Start of Records provided
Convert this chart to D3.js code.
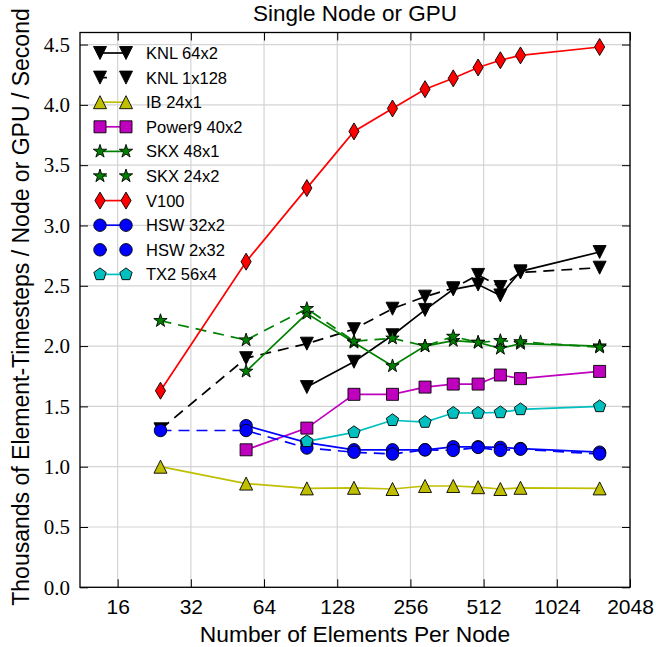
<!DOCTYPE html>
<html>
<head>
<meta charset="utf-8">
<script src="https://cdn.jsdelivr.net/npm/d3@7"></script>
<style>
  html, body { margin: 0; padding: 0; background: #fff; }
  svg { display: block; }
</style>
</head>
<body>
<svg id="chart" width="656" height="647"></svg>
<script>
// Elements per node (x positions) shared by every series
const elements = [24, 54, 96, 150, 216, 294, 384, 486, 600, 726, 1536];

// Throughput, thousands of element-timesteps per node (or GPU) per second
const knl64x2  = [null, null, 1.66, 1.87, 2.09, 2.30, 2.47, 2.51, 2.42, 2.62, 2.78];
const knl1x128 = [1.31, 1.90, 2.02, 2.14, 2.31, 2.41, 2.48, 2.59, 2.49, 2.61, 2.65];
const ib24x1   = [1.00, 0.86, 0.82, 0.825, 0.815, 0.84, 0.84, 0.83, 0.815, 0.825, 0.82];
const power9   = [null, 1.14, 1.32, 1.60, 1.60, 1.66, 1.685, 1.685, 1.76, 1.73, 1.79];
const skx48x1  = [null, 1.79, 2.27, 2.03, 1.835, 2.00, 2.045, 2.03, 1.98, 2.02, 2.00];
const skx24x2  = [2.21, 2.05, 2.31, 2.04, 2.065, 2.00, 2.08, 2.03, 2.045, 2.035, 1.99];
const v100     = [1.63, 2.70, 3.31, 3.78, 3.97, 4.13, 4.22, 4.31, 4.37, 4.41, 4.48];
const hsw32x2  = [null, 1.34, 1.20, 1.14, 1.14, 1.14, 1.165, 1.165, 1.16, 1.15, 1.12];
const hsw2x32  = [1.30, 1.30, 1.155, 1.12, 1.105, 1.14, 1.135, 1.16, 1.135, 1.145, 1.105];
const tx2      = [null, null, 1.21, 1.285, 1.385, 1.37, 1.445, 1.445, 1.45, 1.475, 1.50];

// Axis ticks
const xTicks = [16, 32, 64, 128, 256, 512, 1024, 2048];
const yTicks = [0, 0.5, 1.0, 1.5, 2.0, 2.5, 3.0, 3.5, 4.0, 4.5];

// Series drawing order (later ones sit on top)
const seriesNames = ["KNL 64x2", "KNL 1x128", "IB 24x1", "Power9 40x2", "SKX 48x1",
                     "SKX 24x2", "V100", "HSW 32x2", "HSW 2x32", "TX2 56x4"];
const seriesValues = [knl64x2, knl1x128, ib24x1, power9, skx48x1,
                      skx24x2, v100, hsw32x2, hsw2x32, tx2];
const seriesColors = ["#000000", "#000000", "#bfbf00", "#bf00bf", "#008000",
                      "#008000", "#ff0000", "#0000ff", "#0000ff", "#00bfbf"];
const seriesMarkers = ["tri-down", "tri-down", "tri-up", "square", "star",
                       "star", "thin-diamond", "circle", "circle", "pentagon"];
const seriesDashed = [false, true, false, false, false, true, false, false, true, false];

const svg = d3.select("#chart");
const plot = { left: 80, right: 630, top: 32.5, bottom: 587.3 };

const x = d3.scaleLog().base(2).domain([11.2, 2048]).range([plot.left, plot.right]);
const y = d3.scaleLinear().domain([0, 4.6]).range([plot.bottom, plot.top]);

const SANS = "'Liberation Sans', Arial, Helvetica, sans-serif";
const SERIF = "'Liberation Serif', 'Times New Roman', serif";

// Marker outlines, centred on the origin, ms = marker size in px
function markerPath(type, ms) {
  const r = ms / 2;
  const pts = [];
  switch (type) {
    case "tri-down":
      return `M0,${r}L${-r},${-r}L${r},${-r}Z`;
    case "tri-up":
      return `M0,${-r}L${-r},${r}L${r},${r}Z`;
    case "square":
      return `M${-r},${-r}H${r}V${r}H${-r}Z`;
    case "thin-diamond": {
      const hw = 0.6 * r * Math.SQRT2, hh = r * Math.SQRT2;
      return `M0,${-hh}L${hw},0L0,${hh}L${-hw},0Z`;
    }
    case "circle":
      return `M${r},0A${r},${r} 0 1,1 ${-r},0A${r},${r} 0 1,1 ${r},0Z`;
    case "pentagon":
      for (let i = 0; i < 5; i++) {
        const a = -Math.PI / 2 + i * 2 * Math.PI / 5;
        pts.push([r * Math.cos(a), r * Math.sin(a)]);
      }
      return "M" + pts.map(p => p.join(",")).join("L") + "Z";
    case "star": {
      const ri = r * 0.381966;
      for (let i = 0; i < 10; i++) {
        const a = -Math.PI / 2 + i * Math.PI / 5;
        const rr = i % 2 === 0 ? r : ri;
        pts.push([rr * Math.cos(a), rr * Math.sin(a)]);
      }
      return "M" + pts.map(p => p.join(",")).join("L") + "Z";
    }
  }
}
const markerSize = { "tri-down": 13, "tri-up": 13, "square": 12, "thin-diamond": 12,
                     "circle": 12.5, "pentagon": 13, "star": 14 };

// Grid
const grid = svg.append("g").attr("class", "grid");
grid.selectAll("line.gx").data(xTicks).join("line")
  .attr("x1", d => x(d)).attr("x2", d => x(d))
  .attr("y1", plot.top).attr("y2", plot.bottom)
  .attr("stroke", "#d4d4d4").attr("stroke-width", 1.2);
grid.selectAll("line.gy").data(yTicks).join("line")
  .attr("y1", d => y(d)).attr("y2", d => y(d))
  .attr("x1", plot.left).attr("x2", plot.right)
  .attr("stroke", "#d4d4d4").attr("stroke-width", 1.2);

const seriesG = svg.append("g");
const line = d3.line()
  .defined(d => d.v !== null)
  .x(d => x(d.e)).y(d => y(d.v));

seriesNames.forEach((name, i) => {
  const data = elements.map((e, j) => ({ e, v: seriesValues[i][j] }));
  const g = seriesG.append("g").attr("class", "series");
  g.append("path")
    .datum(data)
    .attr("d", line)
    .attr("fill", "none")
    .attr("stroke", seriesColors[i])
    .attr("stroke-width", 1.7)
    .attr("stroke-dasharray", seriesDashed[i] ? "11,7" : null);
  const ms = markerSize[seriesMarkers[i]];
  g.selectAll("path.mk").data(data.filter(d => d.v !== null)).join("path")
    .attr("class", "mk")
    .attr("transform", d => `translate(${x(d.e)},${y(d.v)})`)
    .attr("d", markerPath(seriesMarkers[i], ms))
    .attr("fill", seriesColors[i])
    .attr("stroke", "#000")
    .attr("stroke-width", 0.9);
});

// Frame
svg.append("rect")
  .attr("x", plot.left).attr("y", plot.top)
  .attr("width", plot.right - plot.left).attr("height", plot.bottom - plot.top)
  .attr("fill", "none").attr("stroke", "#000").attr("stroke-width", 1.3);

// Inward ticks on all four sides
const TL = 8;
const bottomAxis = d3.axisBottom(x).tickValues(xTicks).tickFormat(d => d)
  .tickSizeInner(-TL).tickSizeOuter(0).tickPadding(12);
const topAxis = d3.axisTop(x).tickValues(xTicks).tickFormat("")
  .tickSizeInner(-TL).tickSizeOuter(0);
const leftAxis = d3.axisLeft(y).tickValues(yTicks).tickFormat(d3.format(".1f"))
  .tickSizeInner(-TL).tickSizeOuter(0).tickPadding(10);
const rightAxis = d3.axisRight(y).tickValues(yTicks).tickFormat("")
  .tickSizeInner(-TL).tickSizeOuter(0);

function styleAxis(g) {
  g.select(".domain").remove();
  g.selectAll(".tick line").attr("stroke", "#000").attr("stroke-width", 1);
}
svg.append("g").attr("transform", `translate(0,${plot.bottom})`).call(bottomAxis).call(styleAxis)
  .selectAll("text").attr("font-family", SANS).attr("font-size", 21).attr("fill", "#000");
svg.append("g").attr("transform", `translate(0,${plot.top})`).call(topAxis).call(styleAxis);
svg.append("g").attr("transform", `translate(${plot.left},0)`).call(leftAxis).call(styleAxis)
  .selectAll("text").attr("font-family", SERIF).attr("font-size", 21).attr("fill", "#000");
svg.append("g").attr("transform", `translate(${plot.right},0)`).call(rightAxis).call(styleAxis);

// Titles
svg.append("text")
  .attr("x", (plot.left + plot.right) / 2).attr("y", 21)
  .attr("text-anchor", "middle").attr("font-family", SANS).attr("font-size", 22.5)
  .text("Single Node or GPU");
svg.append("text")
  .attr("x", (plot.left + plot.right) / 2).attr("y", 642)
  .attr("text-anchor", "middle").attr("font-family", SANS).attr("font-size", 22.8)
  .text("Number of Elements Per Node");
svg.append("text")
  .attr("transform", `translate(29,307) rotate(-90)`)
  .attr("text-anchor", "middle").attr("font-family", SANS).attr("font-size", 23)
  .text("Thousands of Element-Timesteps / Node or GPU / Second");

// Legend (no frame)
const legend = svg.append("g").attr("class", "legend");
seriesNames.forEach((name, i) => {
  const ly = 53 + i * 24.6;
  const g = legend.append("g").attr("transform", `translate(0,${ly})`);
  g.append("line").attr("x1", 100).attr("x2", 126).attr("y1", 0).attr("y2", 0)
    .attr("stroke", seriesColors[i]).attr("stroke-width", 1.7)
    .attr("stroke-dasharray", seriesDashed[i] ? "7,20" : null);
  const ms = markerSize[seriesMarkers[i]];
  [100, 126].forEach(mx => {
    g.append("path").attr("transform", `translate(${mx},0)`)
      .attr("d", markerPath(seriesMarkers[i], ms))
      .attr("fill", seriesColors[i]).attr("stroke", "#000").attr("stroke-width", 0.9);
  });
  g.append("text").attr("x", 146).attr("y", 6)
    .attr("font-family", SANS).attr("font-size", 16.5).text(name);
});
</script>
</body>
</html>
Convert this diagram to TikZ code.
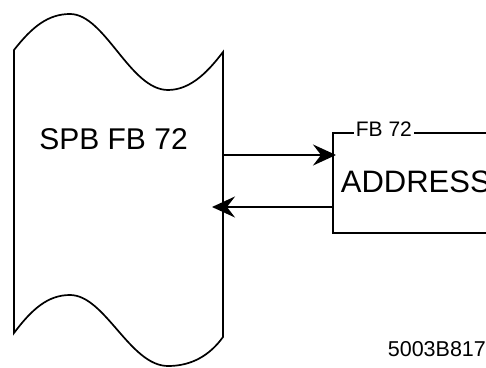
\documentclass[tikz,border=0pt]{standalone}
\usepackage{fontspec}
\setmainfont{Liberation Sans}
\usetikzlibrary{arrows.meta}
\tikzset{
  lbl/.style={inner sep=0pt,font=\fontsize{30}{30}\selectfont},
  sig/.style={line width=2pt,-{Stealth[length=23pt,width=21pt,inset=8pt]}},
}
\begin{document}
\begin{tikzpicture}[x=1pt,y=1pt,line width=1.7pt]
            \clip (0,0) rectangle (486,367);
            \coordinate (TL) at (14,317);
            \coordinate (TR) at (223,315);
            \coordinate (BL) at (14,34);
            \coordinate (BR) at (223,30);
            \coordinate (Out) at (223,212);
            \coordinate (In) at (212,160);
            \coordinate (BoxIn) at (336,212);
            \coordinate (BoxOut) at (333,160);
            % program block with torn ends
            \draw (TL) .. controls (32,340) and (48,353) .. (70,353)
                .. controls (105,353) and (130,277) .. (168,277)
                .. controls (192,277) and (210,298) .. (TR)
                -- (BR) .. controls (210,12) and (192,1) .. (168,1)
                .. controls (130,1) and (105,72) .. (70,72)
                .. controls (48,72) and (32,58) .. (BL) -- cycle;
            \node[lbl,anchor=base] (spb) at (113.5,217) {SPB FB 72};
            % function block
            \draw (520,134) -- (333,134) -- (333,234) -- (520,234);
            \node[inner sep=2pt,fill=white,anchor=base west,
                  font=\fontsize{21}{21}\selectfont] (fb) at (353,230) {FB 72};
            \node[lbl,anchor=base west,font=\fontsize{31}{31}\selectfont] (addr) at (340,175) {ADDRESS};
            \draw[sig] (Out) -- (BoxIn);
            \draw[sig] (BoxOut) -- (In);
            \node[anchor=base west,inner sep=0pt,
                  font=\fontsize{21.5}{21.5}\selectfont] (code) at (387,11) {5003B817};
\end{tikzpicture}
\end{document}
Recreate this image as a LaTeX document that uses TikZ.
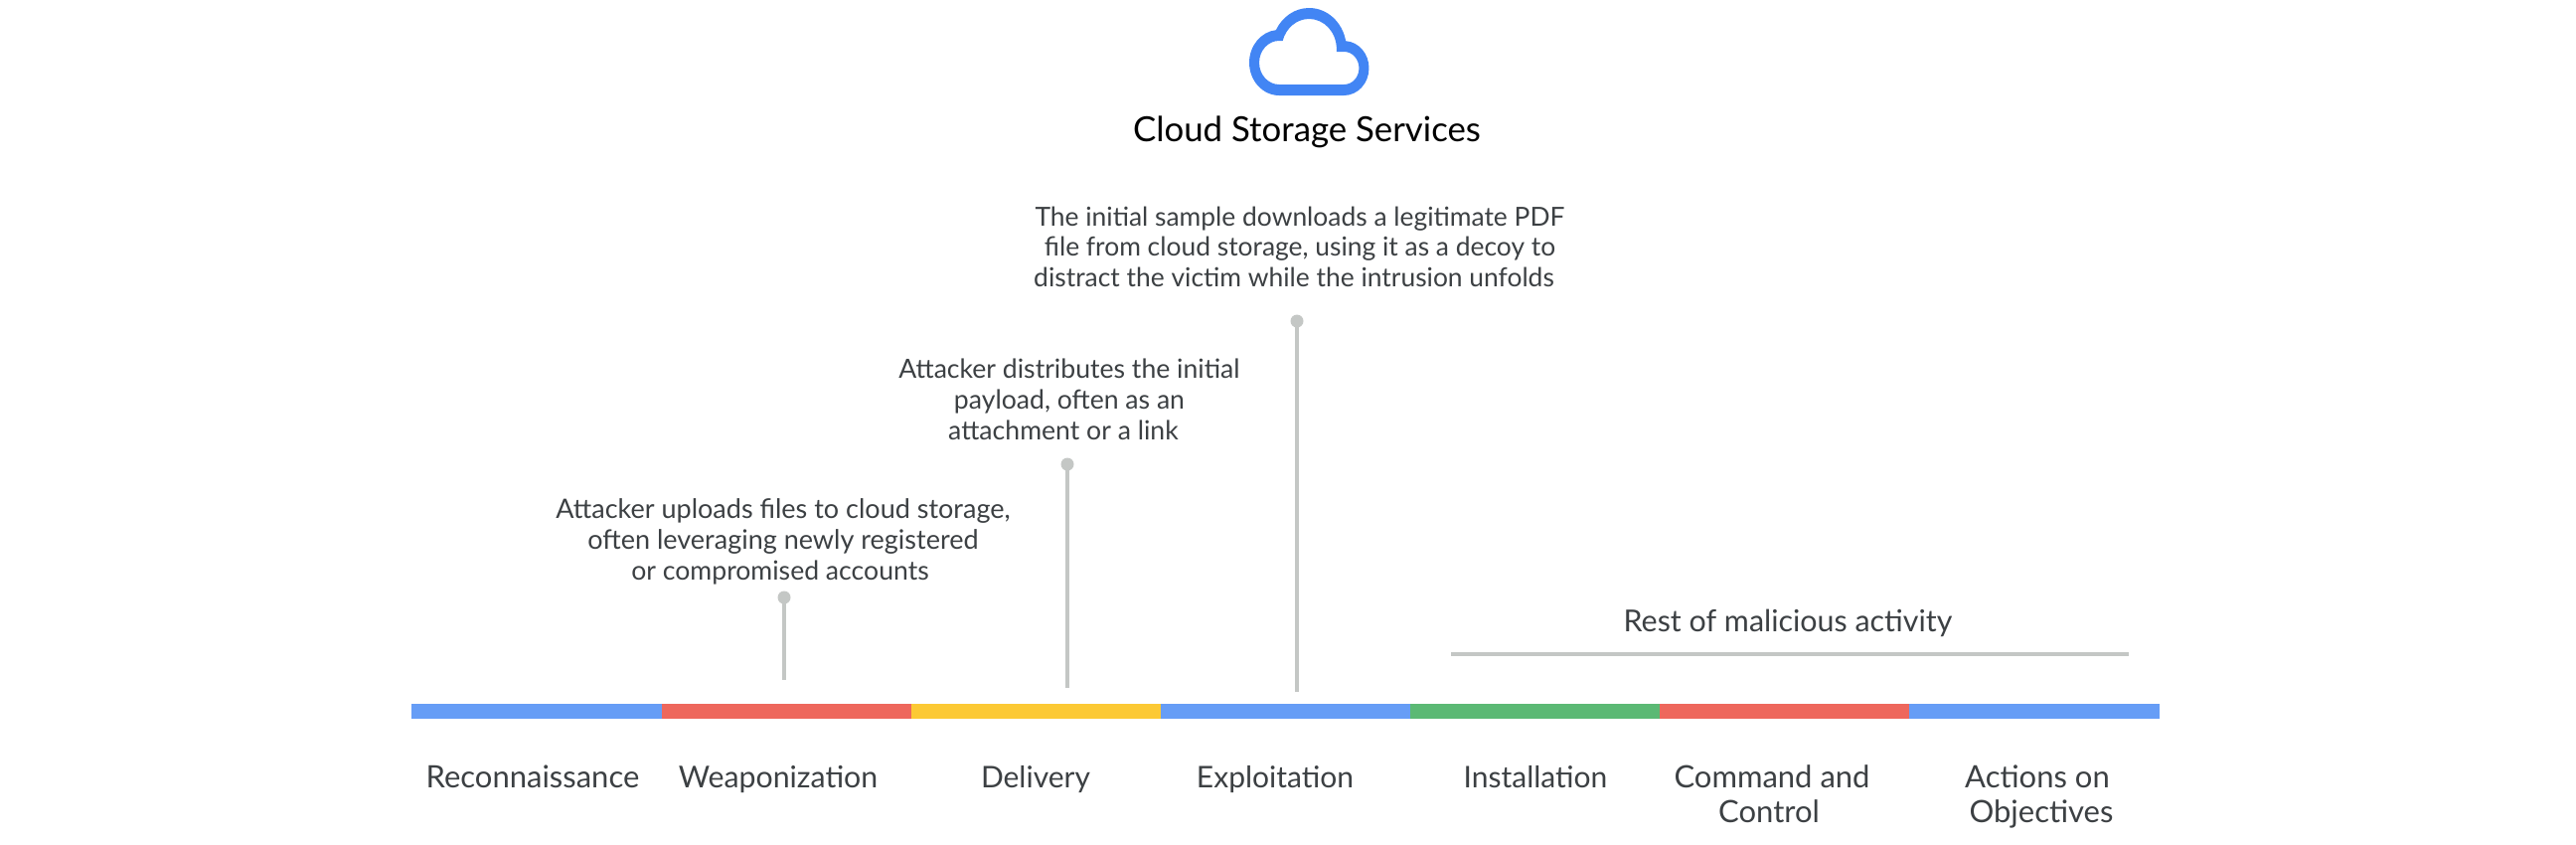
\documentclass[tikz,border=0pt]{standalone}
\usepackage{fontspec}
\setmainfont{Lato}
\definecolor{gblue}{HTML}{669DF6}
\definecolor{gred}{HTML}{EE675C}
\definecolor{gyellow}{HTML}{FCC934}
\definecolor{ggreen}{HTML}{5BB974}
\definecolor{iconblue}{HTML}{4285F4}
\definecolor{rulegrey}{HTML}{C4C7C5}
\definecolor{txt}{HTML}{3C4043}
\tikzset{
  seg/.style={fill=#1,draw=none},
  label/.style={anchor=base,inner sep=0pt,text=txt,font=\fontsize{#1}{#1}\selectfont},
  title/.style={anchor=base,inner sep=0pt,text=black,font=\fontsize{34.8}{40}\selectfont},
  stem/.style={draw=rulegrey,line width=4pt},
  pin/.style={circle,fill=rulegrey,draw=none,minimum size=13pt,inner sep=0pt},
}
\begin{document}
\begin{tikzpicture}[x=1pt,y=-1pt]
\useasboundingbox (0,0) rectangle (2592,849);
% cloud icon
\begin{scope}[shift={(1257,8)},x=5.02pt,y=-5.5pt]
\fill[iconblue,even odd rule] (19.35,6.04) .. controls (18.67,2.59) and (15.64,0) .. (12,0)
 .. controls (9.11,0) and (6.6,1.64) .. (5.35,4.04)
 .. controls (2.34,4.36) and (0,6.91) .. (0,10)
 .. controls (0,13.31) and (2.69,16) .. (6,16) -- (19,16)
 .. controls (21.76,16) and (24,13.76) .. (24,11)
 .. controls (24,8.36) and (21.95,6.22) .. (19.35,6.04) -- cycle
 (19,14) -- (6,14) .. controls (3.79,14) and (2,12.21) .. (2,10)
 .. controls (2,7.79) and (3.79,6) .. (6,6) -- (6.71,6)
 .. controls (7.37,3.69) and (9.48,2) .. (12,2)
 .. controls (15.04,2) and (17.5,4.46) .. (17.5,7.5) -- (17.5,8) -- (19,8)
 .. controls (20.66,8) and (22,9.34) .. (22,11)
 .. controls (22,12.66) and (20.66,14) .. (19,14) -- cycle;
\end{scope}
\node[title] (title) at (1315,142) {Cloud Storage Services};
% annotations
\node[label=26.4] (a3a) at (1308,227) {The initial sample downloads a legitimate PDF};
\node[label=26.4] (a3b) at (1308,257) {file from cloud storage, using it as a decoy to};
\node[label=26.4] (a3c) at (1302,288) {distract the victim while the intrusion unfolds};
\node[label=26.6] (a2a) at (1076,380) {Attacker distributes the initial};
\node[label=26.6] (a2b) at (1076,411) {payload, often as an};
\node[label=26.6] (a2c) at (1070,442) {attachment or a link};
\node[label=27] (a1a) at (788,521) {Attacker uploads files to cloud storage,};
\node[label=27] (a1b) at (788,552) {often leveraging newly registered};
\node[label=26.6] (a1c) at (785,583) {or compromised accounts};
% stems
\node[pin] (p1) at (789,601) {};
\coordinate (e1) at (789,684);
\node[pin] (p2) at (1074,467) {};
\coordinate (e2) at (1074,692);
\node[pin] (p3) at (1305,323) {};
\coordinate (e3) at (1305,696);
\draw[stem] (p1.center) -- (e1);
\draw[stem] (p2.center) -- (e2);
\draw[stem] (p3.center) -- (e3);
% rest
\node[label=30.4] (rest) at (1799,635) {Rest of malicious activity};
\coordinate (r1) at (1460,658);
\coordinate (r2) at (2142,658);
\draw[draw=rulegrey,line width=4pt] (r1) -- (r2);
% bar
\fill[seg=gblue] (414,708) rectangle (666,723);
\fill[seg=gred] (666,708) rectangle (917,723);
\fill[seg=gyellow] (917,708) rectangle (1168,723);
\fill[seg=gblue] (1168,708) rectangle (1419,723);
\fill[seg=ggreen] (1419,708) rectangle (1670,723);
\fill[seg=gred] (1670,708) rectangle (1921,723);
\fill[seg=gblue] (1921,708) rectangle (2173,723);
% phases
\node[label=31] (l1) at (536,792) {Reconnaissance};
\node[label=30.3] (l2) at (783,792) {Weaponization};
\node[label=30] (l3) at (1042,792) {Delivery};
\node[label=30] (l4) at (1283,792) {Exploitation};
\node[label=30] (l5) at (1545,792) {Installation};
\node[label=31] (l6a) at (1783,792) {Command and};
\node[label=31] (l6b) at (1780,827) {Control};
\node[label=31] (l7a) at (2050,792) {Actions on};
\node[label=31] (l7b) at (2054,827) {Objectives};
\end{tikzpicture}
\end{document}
End of Records provided
- [Required work]
Without the pictures, copy the entries from their first line through the line containing "600, 726, 1536];", and only those lines.

- [Response to this task]
Convert this chart to D3.js code.
<!DOCTYPE html>
<html>
<head>
<meta charset="utf-8">
<script src="https://cdn.jsdelivr.net/npm/d3@7"></script>
<style>
  html, body { margin: 0; padding: 0; background: #fff; }
  svg { display: block; }
</style>
</head>
<body>
<svg id="chart" width="656" height="647"></svg>
<script>
// Elements per node (x positions) shared by every series
const elements = [24, 54, 96, 150, 216, 294, 384, 486, 600, 726, 1536];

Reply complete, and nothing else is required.